Earlier this week, at the Milken Global Conference, Rattner was part of a panel looking at how we can increase prosperity, thus increase job opportunities, in middle America. He was joined by two sitting governors, a former U.S. Treasury Secretary, the CEO of a major corporation and a renowned financial journalist.

Milken Institute Global Conference Panel "Amber Waves of Greatness: Promoting Prosperity in Middle America" panelists.
The ‘Amber Waves of Greatness, Promoting Prosperity in Middle America’ panel at the Milken Institute Global Conference 2018 in Los Angeles. Panelists (L-R) Montana Gov. Steve Bullock; Steve Rattner; Gillian Tett, U.S. Managing Editor of the Financial Times; Michigan Gov. Rick Snyder; Former U.S. Treasury Secretary Larry Summers and eBay CEO Devin Wenig. Photo – Ramona Schindelheim

Rattner and I had a chance to sit down afterward and discuss some of the issues in the job market.

“We’ve created a huge number of jobs, but there’s clearly been a dramatic increase in the number of vacancies,” Rattner said.

Right now, that “mismatch” is near a record-high with more than 6.1 million job openings nationwide.

Chart – Milken Institute

“It may be a bit worse now for two reasons. One is the fact that people don’t move very much anymore, they move less, which is a fascinating part of it,” said Rattner.

Rattner used a chart during the panel discussion which showed that in the mid-1980s, about 20 percent of the population moved at least once. That number is now hovering just above 10 percent. “It’s important, I think, in a dynamic economy, where jobs are appearing in different parts of the country, different parts of a state, or even different parts of a community, that people have to be willing to move in order to take advantage of that,” said Rattner.

Chart – Milken Institute

The second reason for the high number of jobs openings is the issue of training and skills.

“I’m a capitalist, I’m a private free enterprise guy, and I’m not in favor of government taking over our economy,” Rattner told me.

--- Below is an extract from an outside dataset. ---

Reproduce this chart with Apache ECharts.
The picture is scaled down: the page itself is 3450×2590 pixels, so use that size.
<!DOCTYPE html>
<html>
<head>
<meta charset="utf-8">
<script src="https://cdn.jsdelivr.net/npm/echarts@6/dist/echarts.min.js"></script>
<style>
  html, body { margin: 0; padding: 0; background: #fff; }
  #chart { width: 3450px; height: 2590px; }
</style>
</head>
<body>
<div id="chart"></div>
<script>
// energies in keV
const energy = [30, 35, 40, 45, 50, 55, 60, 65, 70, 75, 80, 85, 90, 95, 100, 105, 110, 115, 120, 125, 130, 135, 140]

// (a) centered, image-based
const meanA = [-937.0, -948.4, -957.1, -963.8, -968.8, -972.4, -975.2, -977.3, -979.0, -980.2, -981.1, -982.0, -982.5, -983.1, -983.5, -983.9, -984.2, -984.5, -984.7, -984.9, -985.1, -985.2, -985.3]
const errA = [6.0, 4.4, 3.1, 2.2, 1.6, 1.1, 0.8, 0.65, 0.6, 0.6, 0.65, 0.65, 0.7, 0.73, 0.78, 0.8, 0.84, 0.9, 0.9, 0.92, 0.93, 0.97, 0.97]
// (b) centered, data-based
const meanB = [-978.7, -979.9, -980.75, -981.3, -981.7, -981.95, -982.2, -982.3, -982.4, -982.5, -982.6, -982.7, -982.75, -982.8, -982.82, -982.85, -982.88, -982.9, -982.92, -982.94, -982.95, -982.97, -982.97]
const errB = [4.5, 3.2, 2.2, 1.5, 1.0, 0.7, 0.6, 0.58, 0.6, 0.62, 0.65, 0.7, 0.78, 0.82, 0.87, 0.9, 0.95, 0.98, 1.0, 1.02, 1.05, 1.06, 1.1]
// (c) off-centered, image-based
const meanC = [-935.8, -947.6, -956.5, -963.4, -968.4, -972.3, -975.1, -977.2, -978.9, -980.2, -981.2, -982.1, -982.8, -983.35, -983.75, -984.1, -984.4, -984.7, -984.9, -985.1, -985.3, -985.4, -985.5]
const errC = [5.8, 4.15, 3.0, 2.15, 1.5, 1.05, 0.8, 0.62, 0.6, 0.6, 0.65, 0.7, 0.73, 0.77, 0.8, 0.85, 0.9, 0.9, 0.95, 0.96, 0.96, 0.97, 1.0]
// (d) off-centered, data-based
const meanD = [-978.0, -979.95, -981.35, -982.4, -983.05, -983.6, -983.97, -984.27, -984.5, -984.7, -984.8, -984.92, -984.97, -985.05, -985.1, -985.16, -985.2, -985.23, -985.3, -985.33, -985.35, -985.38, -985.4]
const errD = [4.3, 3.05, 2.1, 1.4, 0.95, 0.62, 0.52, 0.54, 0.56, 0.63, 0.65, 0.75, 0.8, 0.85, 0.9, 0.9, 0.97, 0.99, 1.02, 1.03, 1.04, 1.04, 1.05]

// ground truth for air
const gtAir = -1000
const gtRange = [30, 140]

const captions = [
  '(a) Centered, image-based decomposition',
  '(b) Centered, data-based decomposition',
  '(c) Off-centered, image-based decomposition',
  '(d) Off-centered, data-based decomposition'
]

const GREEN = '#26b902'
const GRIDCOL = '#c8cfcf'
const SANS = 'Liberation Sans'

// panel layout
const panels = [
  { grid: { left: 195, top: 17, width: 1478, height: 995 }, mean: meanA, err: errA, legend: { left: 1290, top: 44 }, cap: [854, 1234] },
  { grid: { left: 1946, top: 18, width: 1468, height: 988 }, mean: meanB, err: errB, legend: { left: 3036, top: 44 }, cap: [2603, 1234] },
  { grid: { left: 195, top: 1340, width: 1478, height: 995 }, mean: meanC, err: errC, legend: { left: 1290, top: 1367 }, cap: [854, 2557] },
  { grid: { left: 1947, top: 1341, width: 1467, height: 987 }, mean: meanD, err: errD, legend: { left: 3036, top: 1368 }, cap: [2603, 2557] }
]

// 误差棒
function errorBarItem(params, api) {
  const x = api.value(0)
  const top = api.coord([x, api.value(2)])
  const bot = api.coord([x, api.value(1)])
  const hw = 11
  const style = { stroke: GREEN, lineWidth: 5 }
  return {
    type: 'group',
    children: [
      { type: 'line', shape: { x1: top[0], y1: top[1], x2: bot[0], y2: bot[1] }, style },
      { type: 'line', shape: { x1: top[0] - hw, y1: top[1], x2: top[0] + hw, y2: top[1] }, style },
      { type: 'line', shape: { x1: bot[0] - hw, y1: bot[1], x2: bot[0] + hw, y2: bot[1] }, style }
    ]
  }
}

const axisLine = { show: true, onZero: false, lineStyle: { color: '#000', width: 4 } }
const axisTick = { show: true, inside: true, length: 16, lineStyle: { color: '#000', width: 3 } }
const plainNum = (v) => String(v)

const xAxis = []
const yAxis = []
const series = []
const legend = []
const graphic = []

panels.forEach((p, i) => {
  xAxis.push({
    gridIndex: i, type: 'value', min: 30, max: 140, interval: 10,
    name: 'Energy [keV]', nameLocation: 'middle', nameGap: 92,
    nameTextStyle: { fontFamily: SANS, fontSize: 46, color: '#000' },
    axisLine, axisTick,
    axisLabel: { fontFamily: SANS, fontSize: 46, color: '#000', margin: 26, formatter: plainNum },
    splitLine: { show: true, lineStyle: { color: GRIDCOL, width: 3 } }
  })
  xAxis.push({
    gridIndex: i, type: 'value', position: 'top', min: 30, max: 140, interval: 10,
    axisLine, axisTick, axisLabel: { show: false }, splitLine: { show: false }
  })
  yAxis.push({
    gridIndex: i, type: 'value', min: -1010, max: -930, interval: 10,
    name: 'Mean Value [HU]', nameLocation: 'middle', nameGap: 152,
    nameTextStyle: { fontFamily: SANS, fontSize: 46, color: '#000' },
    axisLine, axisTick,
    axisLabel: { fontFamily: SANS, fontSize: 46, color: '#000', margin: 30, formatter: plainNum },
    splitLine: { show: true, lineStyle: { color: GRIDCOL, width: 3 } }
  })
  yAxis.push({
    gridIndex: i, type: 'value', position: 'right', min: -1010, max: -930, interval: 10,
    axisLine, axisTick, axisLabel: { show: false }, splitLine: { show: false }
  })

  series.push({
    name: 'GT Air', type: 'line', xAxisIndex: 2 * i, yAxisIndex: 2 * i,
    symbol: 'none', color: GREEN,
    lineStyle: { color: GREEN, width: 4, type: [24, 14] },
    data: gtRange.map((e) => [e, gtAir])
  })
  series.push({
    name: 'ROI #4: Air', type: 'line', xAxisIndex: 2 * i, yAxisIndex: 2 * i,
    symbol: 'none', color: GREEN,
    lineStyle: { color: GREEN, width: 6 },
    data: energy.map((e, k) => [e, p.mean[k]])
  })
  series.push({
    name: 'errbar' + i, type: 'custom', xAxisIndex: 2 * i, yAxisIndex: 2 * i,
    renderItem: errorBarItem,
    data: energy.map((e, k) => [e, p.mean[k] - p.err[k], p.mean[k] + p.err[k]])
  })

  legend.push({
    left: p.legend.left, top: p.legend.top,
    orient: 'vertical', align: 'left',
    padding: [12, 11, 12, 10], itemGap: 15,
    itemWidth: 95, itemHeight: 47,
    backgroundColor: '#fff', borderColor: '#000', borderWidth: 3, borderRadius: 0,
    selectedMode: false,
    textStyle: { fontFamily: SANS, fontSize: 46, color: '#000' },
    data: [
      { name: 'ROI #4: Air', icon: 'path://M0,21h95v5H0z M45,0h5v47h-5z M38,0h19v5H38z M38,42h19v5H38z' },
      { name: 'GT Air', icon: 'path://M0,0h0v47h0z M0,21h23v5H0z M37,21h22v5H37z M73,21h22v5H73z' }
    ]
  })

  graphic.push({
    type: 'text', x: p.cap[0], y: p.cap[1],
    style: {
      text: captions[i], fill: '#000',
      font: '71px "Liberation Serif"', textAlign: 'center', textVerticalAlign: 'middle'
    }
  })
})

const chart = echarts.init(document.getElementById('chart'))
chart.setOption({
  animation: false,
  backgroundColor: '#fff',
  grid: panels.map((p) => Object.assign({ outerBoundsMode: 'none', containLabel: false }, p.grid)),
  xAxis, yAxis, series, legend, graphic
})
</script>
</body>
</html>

But, he believes there is a role for Washington to play and right now, it’s not playing it.

“There are certainly things the federal government can do from a macro point of view because it has the most resources and is in charge of the whole country,” Rattner said.

“What’s different now in some respects from say 50 years ago — but not different from 200 years ago or 100 years ago — is that the federal government has kind of stepped out. The idea of how much the government should intervene changed with the election of Reagan in 1980. Since then, the philosophy has been government should get out, and so if you saw some of my statistics about the job training programs, they’ve been cut and cut and cut. Government is doing less and less and less,” as evidenced in another chart Rattner prepared for the conference.

Chart – Milken Institute

Rattner believes that the federal government shouldn’t necessarily be creating the worker training programs, but he points out that many states are facing revenue shortfalls.

“This is something that should be done by state and local governments, but the federal government should be providing more help, more incentives, to get them to do it, the ones that aren’t,” Rattner said. “And it’s a problem on the state and local level because they don’t have the revenues without the federal government’s help.”

Chart – Milken Institute

We talked about the big picture of educating the workforce for jobs now and in the future.

“It’s not like we need more people to go to college. We need more people with the kinds of training that are needed for today’s jobs,” he said. “One of the things I was reading to prepare for the Milken panel, the average income of a welder is $80,000 a year. It’s a skilled job, but you don’t have to go to college to be a welder; you have to get trained in how to do that job.”

I brought up the World Economic Forum’s stat that when children born today graduate from high school, 65 percent of the available jobs will be jobs that don’t even exist today. Rattner was optimistic we will figure it out. “It’s not unprecedented in history. If you go back to the Industrial Revolution, there were no jobs in any kind of mechanized manufacturing, it was all made by hand, and then suddenly you had these inventions. All these people had to get trained to do that stuff, but we did it.”